If there is no solution for a^n + b^n = c^n, then there also isn't one for a^n + b^n + c^n = d^n etc (proof left as an exercise to the reader). That alien race was obviously not well versed in maths, or they have a very different idea of elegance. And peace.
422481^4 == 95800^4 + 217519^4 + 414560^4
http://www.wolframalpha.com/input/?i=422481^4+%3D%3D+95800^4+%2B+217519^4+%2B+414560^4

Nice, but for the fourth power, you'd have to show
a^4 + b^4 + c^4 + d^4 = e^4.5 terms instead of 4 for teh 5th power, and so on.

That's the restriction where
n=k
. The generalization proposed had the number of terms independent of the power.

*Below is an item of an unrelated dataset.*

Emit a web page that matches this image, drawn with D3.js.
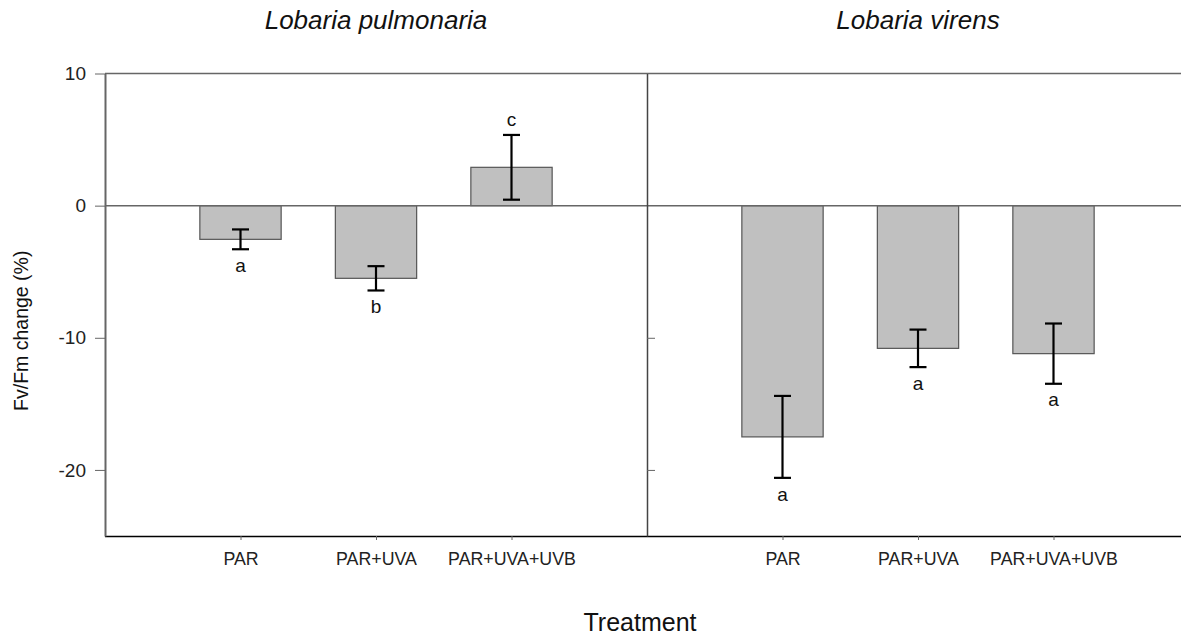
<!DOCTYPE html>
<html>
<head>
<meta charset="utf-8">
<script src="https://cdn.jsdelivr.net/npm/d3@7"></script>
<style>
  html, body { margin: 0; padding: 0; background: #fff; }
  svg { display: block; font-family: Arial, "Liberation Sans", sans-serif; }
</style>
</head>
<body>
<svg id="chart" width="1181" height="639"></svg>
<script>
// ---- data ----
const categories = ["PAR", "PAR+UVA", "PAR+UVA+UVB"];
const species = ["Lobaria pulmonaria", "Lobaria virens"];
const pulmonariaValues = [-2.55, -5.5, 2.9];
const pulmonariaErrors = [0.75, 0.92, 2.45];
const pulmonariaLetters = ["a", "b", "c"];
const virensValues = [-17.5, -10.8, -11.2];
const virensErrors = [3.1, 1.42, 2.28];
const virensLetters = ["a", "a", "a"];
const yTicks = [10, 0, -10, -20];
const yDomain = [-25, 10];

const panels = [
  { title: species[0], values: pulmonariaValues, errors: pulmonariaErrors, letters: pulmonariaLetters },
  { title: species[1], values: virensValues, errors: virensErrors, letters: virensLetters }
];

// ---- layout ----
const svg = d3.select("#chart");
const W = 1181;
const plotLeft = 105, plotTop = 73.5, plotBottom = 536, panelW = 542;
const axisGrey = "#666";
const FONT = "Arial, 'Liberation Sans', sans-serif";

const y = d3.scaleLinear().domain(yDomain).range([plotBottom, plotTop]);

panels.forEach((p, i) => {
  const x0 = plotLeft + i * panelW;
  const x = d3.scalePoint().domain(categories).range([x0, x0 + panelW]).padding(1);
  const bw = x.step() * 0.6;
  const g = svg.append("g");

  // bars
  g.selectAll("rect.bar").data(p.values).join("rect")
    .attr("class", "bar")
    .attr("x", (d, j) => x(categories[j]) - bw / 2)
    .attr("y", d => y(Math.max(0, d)))
    .attr("width", bw)
    .attr("height", d => Math.abs(y(d) - y(0)))
    .attr("fill", "#c0c0c0")
    .attr("stroke", "#555")
    .attr("stroke-width", 1.2);

  // error bars
  const eb = g.selectAll("g.err").data(p.values).join("g").attr("class", "err");
  const cap = 8.5;
  eb.append("line")
    .attr("x1", (d, j) => x(categories[j])).attr("x2", (d, j) => x(categories[j]))
    .attr("y1", (d, j) => y(d + p.errors[j])).attr("y2", (d, j) => y(d - p.errors[j]))
    .attr("stroke", "#000").attr("stroke-width", 2.2);
  [1, -1].forEach(s => {
    eb.append("line")
      .attr("x1", (d, j) => x(categories[j]) - cap).attr("x2", (d, j) => x(categories[j]) + cap)
      .attr("y1", (d, j) => y(d + s * p.errors[j])).attr("y2", (d, j) => y(d + s * p.errors[j]))
      .attr("stroke", "#000").attr("stroke-width", 2.2);
  });

  // significance letters
  g.selectAll("text.letter").data(p.values).join("text")
    .attr("class", "letter")
    .attr("x", (d, j) => x(categories[j]))
    .attr("y", (d, j) => d >= 0 ? y(d + p.errors[j]) - 16 : y(d - p.errors[j]) + 16)
    .attr("dy", "0.35em")
    .attr("text-anchor", "middle")
    .attr("font-size", 19)
    .attr("fill", "#111")
    .text((d, j) => p.letters[j]);

  // bottom axis
  const xb = g.append("g").attr("transform", `translate(0,${plotBottom})`)
    .call(d3.axisBottom(x).tickSize(4).tickSizeOuter(0).tickPadding(12));
  xb.select(".domain").attr("stroke", "#000").attr("stroke-width", 1.5)
    .attr("d", `M${x0},0.5H${x0 + panelW}`);
  xb.selectAll(".tick line").attr("stroke", axisGrey);
  xb.selectAll(".tick text").attr("font-size", 17.8).attr("fill", "#222")
    .attr("font-family", FONT);

  // title
  svg.append("text")
    .attr("x", x0 + panelW / 2)
    .attr("y", 29)
    .attr("text-anchor", "middle")
    .attr("font-size", 26)
    .attr("font-style", "italic")
    .attr("fill", "#111")
    .text(p.title);
});

// zero line across both panels
svg.append("line")
  .attr("x1", plotLeft).attr("x2", W)
  .attr("y1", y(0)).attr("y2", y(0))
  .attr("stroke", axisGrey).attr("stroke-width", 1.5);

// top border
svg.append("line")
  .attr("x1", plotLeft).attr("x2", W)
  .attr("y1", y(yDomain[1])).attr("y2", y(yDomain[1]))
  .attr("stroke", axisGrey).attr("stroke-width", 1.5);

// left y axis
const ya = svg.append("g").attr("transform", `translate(${plotLeft},0)`)
  .call(d3.axisLeft(y).tickValues(yTicks).tickSize(10).tickSizeOuter(0).tickPadding(9).tickFormat(d => String(d)));
ya.select(".domain").attr("stroke", axisGrey).attr("stroke-width", 2);
ya.selectAll(".tick line").attr("stroke", axisGrey);
ya.selectAll(".tick text").attr("font-size", 19).attr("fill", "#222")
  .attr("font-family", FONT);

// divider axis (right panel), inward ticks without labels
const ya2 = svg.append("g").attr("transform", `translate(${plotLeft + panelW},0)`)
  .call(d3.axisRight(y).tickValues(yTicks.filter(v => v < 0)).tickSize(8).tickSizeOuter(0).tickFormat(""));
ya2.select(".domain").attr("stroke", "#444").attr("stroke-width", 1.5);
ya2.selectAll(".tick line").attr("stroke", axisGrey);

// axis titles
svg.append("text")
  .attr("transform", `translate(28,${(plotTop + plotBottom) / 2 + 26}) rotate(-90)`)
  .attr("text-anchor", "middle")
  .attr("font-size", 19.5)
  .attr("fill", "#111")
  .text("Fv/Fm change (%)");

svg.append("text")
  .attr("x", 640)
  .attr("y", 631)
  .attr("text-anchor", "middle")
  .attr("font-size", 25)
  .attr("fill", "#111")
  .text("Treatment");
</script>
</body>
</html>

The generalization proposed had the number of terms independent of the power.
And someone pointed out that mistake already in it already.
EDIT: didn't have to scroll up as far as I thought.
@Maciejasjmj said:The sigma should be of i = 1..n, not i = 1..k, if you want the number of terms to agree with the power.

Yes, but apparently @FrostCat needed reminding.

Found these with a short python script:
1^1 == 1^1
3^2 + 4^2 == 5^2
3^3 + 4^3 + 5^3 == 6^3Then it started taking too long, so I found this: http://en.wikipedia.org/wiki/Euler's_sum_of_powers_conjecture#Generalizations
30^4 + 120^4 + 272^4 + 315^4 == 353^4
19^5 + 43^5 + 46^5 + 47^5 + 67^5 == 72^5None known for n == 6.
127^7 + 258^7 + 266^7 + 413^7 + 430^7 + 439^7 + 525^7 == 568^7
90^8 + 223^8 + 478^8 + 524^8 + 748^8 + 1088^8 + 1190^8 + 1324^8 == 1409^8

Yes, but apparently @FrostCat needed reminding.
Nopethat's probably the most advanced math I'll use for years.

I find it interesting that such an academic question was posted on a Q&A site that gave the world How is babby formed?.

Oh don't worry, it's still about 95% stupid questions. I mostly stick to the Mathematics area to avoid the worst of it, but even then...
**Trending** 12 more that twice a number is equal to 48. What is the number? 25 answers
The sum of three consquative natural number is 39 what are that number?
25 answersSolve 2x+5=9?
1,283 answers... which is why I usually look for questions that nobody's answered yet, where there's at least a chance of getting something worthwhile.

"Consquative" is rather fine.

@some random yahoo said:
Is a^n+b^n=c^n when n>2 possible? plz give COMPLETE proof?
1^{3} + 0^{3} = 1^{3}

for less WTFy posting or to colourize and use as an avatar...
I don't know...I appreciate the effort, but the pasteitonatable, take a picture and upload seems like the kind of WTFy we'd want here in TRWTF land.
1^{3} + 0^{3} = 1^{3}
Violates a condition no one bothered to report here. From Wikipedia: "No three positive integers a, b, and c can satisfy the equation a^{n} + b^{n} = c^{n} for any integer value of n greater than two." Mathematicians do not consider 0 a positive integer.

Violates a condition no one bothered to report here.
If the idiot doesn't ask the question right, they deserve to get the trivial (and useless) answer.

They didn't specify natural numbers for any of the variables, so there are infinitely many answers

Violates a condition no one bothered to report here.
I did call it out in my actual answer on Y!A, because precision is important in mathematics.